**What is expected**:
Repeat exactly, and only, the lines from the one that contains "Rebuild this chart" to the one that contains "import numpy as np", both ends included. Omit every picture.

(Code that draws figures)
________________________

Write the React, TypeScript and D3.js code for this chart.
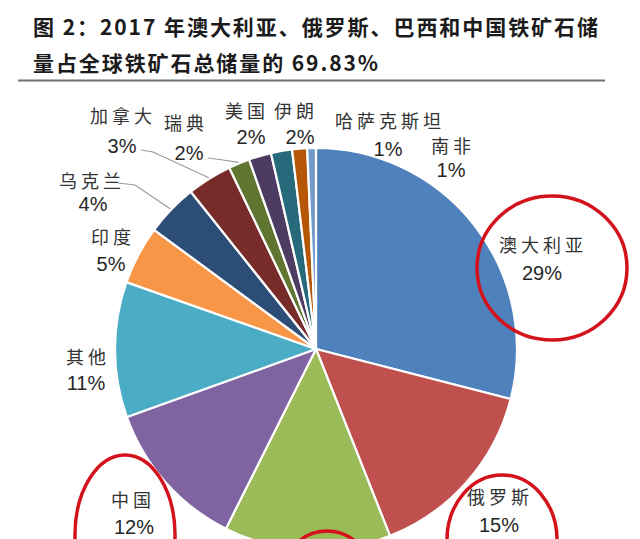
import React from "react";
import * as d3 from "d3";

// ---- data ----
const countries = ["澳大利亚", "俄罗斯", "巴西", "中国", "其他", "印度", "乌克兰", "加拿大", "瑞典", "美国", "伊朗", "哈萨克斯坦", "南非"];
const shares = [29, 15, 13.4, 12.1, 10.9, 4.7, 4.2, 3.6, 1.7, 1.8, 1.7, 1.2, 0.7];
const pctLabels = ["29%", "15%", "14%", "12%", "11%", "5%", "4%", "3%", "2%", "2%", "2%", "1%", "1%"];
const titleLines = ["图 2：2017 年澳大利亚、俄罗斯、巴西和中国铁矿石储", "量占全球铁矿石总储量的 69.83%"];
const highlighted = ["澳大利亚", "俄罗斯", "巴西", "中国"];

// ---- layout (not data) ----
const W = 640, H = 539;
const cx = 316, cy = 349, R = 201;
const colors = ["#4F81BD", "#C0504D", "#9BBB59", "#8064A2", "#4BACC6", "#F79646", "#2C4D75", "#772C2A", "#5F7530", "#4D3B62", "#276A7C", "#B65708", "#729ACA"];
// label placement: [x, nameBaseline, pctX, pctBaseline]
const labelPos: Record<string, number[] | null> = {
  "澳大利亚": [541, 252, 542, 280],
  "俄罗斯": [498, 504, 499, 532],
  "巴西": null,
  "中国": [131, 507, 134, 534],
  "其他": [86, 364, 86, 390],
  "印度": [111, 244, 111, 271],
  "乌克兰": [90, 188, 93, 211],
  "加拿大": [121, 123, 122, 153],
  "瑞典": [184, 130, 189, 160],
  "美国": [245, 118, 251, 144],
  "伊朗": [294, 118, 300, 144],
  "哈萨克斯坦": [388, 128, 388, 156],
  "南非": [451, 153, 451, 177],
};
// leader lines: start point, elbow, then to slice edge
const leaders: Record<string, number[]> = {
  "加拿大": [141, 150, 153, 152],
  "瑞典": [208, 158, 223, 160],
  "乌克兰": [118, 183, 135, 185],
};
const circles: Record<string, number[]> = {
  "澳大利亚": [552, 268, 75, 72],
  "俄罗斯": [502, 540, 55, 65],
  "巴西": [327, 585, 48, 54],
  "中国": [125, 535, 50, 80],
};

export default function App() {
  const data = countries.map((c, i) => ({ name: c, value: shares[i], pct: pctLabels[i], color: colors[i] }));
  const pie = d3.pie<any>().sort(null).value((d: any) => d.value).startAngle(0).endAngle(2 * Math.PI);
  const arcs = pie(data);
  const arc = d3.arc<any>().innerRadius(0).outerRadius(R);
  const edge = d3.arc<any>().innerRadius(R + 1).outerRadius(R + 1);

  const cjk = '"Noto Sans CJK SC", "Noto Sans CJK JP", sans-serif';
  const lat = '"Liberation Sans", Arial, sans-serif';
  const ls = 4;

  return (
    <svg width={W} height={H} style={{ position: "absolute", left: 0, top: 0, background: "#fff" }}>
      <rect x={0} y={0} width={W} height={H} fill="#fff" />
      <text x={33} y={35} fontFamily={cjk} fontWeight={700} fontSize={21} fill="#1b1b1b" textLength={565} lengthAdjust="spacing">{titleLines[0]}</text>
      <text x={33} y={71} fontFamily={cjk} fontWeight={700} fontSize={21} fill="#1b1b1b" textLength={345} lengthAdjust="spacing">{titleLines[1]}</text>
      <line x1={18} x2={605} y1={80.5} y2={80.5} stroke="#707070" strokeWidth={2} />

      <g transform={`translate(${cx},${cy})`}>
        {arcs.map((a, i) => (
          <path key={i} d={arc(a) as string} fill={a.data.color} stroke="#fff" strokeWidth={2.2} strokeLinejoin="round" />
        ))}
      </g>

      {arcs.map((a, i) => {
        const L = leaders[a.data.name];
        if (!L) return null;
        const [ex, ey] = edge.centroid(a);
        return (
          <polyline key={"l" + i} points={`${L[0]},${L[1]} ${L[2]},${L[3]} ${cx + ex},${cy + ey}`} fill="none" stroke="#9a9a9a" strokeWidth={1.2} />
        );
      })}

      {arcs.map((a, i) => {
        const p = labelPos[a.data.name];
        if (!p) return null;
        return (
          <g key={"t" + i}>
            <text x={p[0] + ls / 2} y={p[1]} textAnchor="middle" fontFamily={cjk} fontSize={18} letterSpacing={ls} fill="#333">{a.data.name}</text>
            <text x={p[2]} y={p[3]} textAnchor="middle" fontFamily={lat} fontSize={20} fill="#262626">{a.data.pct}</text>
          </g>
        );
      })}

      {highlighted.map((n) => {
        const c = circles[n];
        return <ellipse key={"c" + n} cx={c[0]} cy={c[1]} rx={c[2]} ry={c[3]} fill="none" stroke="#d3121c" strokeWidth={3.5} />;
      })}
    </svg>
  );
}
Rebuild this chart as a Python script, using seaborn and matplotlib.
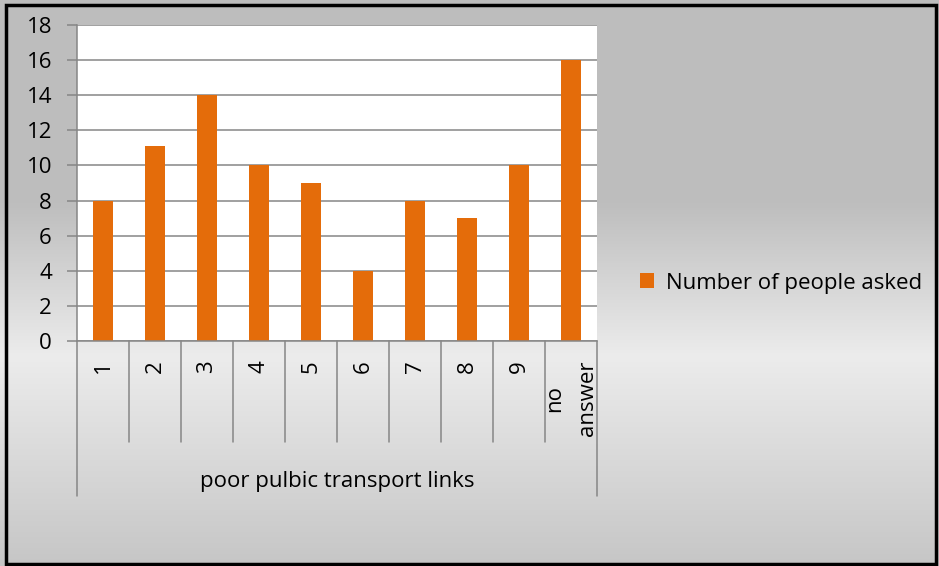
import matplotlib
matplotlib.use('Agg')
import matplotlib.pyplot as plt
import matplotlib.transforms as mtransforms
from matplotlib.colors import LinearSegmentedColormap
from matplotlib.patches import Rectangle
import seaborn as sns
import numpy as np

# chart data
categories = ['1', '2', '3', '4', '5', '6', '7', '8', '9', 'no\nanswer']
values = [8, 11.1, 14, 10, 9, 4, 8, 7, 10, 16]
group_label = 'poor pulbic transport links'
series_name = 'Number of people asked'
yticks = list(range(0, 19, 2))

bar_color = '#E46C0A'
line_color = '#868686'
fs = 16

sns.set_theme(style='white')
plt.rcParams['font.family'] = ['Open Sans', 'DejaVu Sans']
plt.rcParams['text.color'] = 'black'

fig = plt.figure(figsize=(9.39, 5.66), dpi=100)

# grey gradient behind the chart, like the Excel chart area
bg = fig.add_axes([0, 0, 1, 1], zorder=-10)
stops = [(0.0, '#bdbdbd'), (0.36, '#bebebe'), (0.63, '#ececec'), (1.0, '#c6c6c6')]
cmap = LinearSegmentedColormap.from_list('bg', stops)
grad = np.linspace(0, 1, 256).reshape(-1, 1)
bg.imshow(grad, aspect='auto', cmap=cmap, extent=[0, 1, 0, 1], origin='upper')
bg.axis('off')

ax = fig.add_axes([77 / 939, 1 - 341 / 566, 520 / 939, 316 / 566])
ax.set_facecolor('white')
sns.barplot(x=categories, y=values, color=bar_color, width=0.4, saturation=1,
            linewidth=0, ax=ax, label=series_name)

ax.set_ylim(0, 18)
ax.set_xlim(-0.5, len(categories) - 0.5)
ax.set_yticks(yticks)
ax.set_xlabel('')
ax.set_ylabel('')
ax.yaxis.grid(True, color=line_color, lw=1.1)
ax.set_axisbelow(True)
for s in ['top', 'right']:
    ax.spines[s].set_visible(False)
for s in ['left', 'bottom']:
    ax.spines[s].set_color(line_color)
    ax.spines[s].set_linewidth(1.1)

ax.tick_params(axis='y', left=True, length=7, width=1.1, color=line_color,
               pad=11, labelsize=fs, labelcolor='black')
ax.tick_params(axis='x', length=0, pad=14, labelsize=fs, labelcolor='black')
for lbl in ax.get_xticklabels():
    lbl.set_rotation(90)
    lbl.set_va('top')
    lbl.set_ha('center')
    lbl.set_multialignment('center')
    lbl.set_linespacing(1.75)

# multi-level category axis: separators + group label
trans = mtransforms.blended_transform_factory(ax.transData, ax.transAxes)
n = len(categories)
for i in range(n + 1):
    xb = i - 0.5
    depth = -0.49 if i in (0, n) else -0.32
    ax.plot([xb, xb], [0, depth], transform=trans, color=line_color, lw=1.1, clip_on=False)
ax.text((n - 1) / 2, -0.446, group_label, transform=trans, ha='center', va='center',
        fontsize=fs, color='black')

leg = ax.legend(loc='center left', bbox_to_anchor=(640 / 939, 0.5), bbox_transform=fig.transFigure,
                frameon=False, handlelength=0.65, handleheight=0.65, handletextpad=0.5,
                fontsize=fs, borderaxespad=0, borderpad=0)
for t in leg.get_texts():
    t.set_color('black')

# black outer border
fig.patches.append(Rectangle((0.006, 0.0035), 0.991, 0.9885, transform=fig.transFigure,
                             fill=False, ec='black', lw=2.5))

fig.savefig('out.png', dpi=100)
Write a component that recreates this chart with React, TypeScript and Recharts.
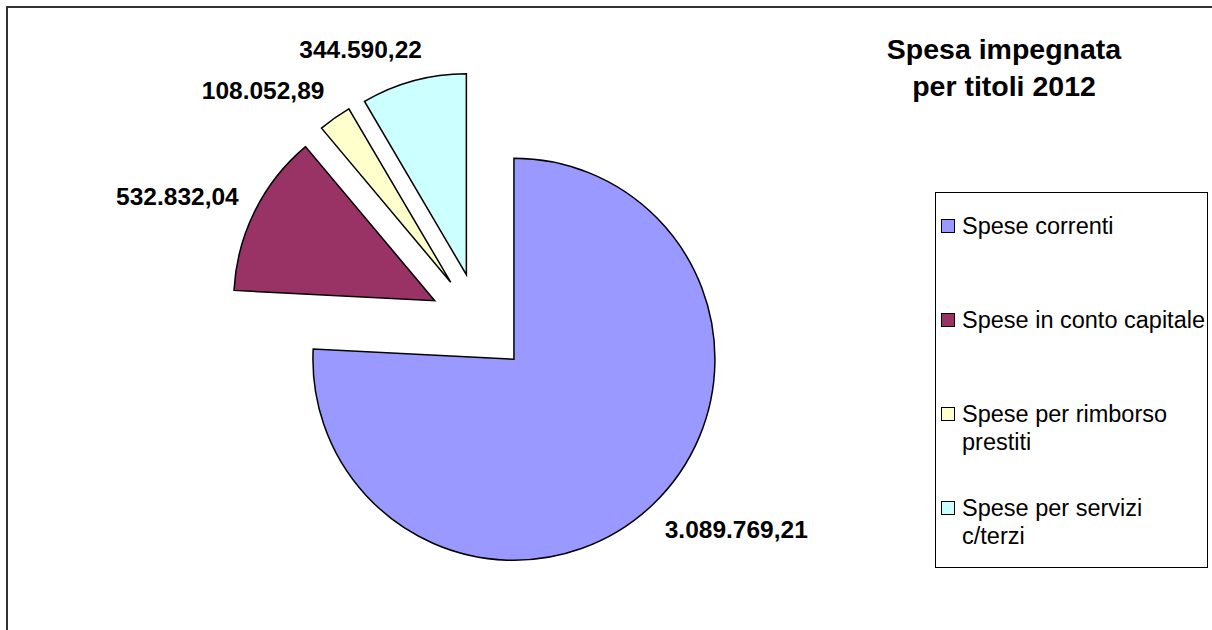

________________________

**Worked solution**:
Rebuild this chart as a Python script, using seaborn and matplotlib.
import matplotlib
matplotlib.use('Agg')
import matplotlib.pyplot as plt
import matplotlib.transforms as mtransforms
from matplotlib.colors import LinearSegmentedColormap
from matplotlib.patches import Rectangle
import seaborn as sns
import numpy as np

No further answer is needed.